+++ SUPPLIED MATERIAL
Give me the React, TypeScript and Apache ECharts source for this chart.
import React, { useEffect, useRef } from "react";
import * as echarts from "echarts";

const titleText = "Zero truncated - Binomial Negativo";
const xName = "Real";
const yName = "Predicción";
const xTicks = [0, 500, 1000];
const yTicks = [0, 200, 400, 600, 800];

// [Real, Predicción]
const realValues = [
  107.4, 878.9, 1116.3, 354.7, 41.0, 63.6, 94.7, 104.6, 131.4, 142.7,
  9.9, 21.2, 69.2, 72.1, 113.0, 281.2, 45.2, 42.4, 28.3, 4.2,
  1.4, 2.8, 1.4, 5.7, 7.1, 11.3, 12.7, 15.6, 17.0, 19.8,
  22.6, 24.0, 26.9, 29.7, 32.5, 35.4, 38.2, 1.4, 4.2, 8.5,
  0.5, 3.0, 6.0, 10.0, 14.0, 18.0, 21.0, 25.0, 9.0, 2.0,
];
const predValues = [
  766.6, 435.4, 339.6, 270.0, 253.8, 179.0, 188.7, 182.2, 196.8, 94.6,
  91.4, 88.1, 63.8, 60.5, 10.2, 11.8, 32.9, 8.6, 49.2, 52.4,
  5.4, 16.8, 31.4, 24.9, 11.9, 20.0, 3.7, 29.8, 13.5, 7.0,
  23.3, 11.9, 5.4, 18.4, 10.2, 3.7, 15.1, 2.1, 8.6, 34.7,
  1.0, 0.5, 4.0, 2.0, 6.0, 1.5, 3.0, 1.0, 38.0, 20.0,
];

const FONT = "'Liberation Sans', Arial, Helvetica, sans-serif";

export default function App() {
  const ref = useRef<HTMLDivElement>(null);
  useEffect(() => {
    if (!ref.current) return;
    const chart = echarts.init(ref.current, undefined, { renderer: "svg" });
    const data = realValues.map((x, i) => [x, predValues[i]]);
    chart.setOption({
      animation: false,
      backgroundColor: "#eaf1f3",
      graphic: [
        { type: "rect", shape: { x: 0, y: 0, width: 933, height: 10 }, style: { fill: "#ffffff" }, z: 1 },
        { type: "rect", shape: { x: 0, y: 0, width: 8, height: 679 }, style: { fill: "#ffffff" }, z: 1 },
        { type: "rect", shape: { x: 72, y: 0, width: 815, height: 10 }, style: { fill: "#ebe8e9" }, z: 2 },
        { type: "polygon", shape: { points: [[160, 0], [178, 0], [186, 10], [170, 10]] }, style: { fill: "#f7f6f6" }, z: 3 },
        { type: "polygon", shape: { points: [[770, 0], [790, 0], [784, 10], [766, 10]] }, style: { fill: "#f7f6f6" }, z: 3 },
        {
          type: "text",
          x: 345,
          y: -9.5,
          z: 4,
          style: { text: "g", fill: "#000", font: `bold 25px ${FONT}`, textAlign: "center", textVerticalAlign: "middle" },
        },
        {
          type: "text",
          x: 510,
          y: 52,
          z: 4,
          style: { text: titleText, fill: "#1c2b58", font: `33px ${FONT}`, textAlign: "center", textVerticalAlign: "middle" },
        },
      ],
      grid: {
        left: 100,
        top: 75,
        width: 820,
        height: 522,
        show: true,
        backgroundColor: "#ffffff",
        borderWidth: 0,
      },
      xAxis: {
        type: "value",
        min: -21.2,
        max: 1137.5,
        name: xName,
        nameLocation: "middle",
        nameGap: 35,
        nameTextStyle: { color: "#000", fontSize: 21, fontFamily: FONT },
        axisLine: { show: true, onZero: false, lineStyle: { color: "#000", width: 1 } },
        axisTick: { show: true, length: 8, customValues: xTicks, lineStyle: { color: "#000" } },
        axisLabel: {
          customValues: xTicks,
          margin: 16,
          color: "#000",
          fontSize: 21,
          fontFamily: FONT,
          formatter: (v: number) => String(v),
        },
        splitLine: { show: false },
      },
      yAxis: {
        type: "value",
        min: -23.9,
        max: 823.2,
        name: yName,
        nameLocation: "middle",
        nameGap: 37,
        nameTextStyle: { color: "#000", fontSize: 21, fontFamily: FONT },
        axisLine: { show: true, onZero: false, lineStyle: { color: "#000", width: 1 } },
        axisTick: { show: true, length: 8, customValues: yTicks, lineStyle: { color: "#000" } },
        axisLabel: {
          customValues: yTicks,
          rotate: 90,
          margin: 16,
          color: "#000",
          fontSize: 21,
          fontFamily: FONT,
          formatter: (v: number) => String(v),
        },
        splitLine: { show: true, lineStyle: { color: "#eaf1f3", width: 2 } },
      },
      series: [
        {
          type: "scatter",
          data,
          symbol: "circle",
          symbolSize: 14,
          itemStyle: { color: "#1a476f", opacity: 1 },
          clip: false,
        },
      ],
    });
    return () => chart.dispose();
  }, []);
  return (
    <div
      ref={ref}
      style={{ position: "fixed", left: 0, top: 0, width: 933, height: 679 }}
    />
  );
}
++++++
:: PROBLEM TO SOLVE ::
Review the material and copy each line in which the word "React" appears.

:: TASK OUTPUT ::
Give me the React, TypeScript and Apache ECharts source for this chart.
import React, { useEffect, useRef } from "react";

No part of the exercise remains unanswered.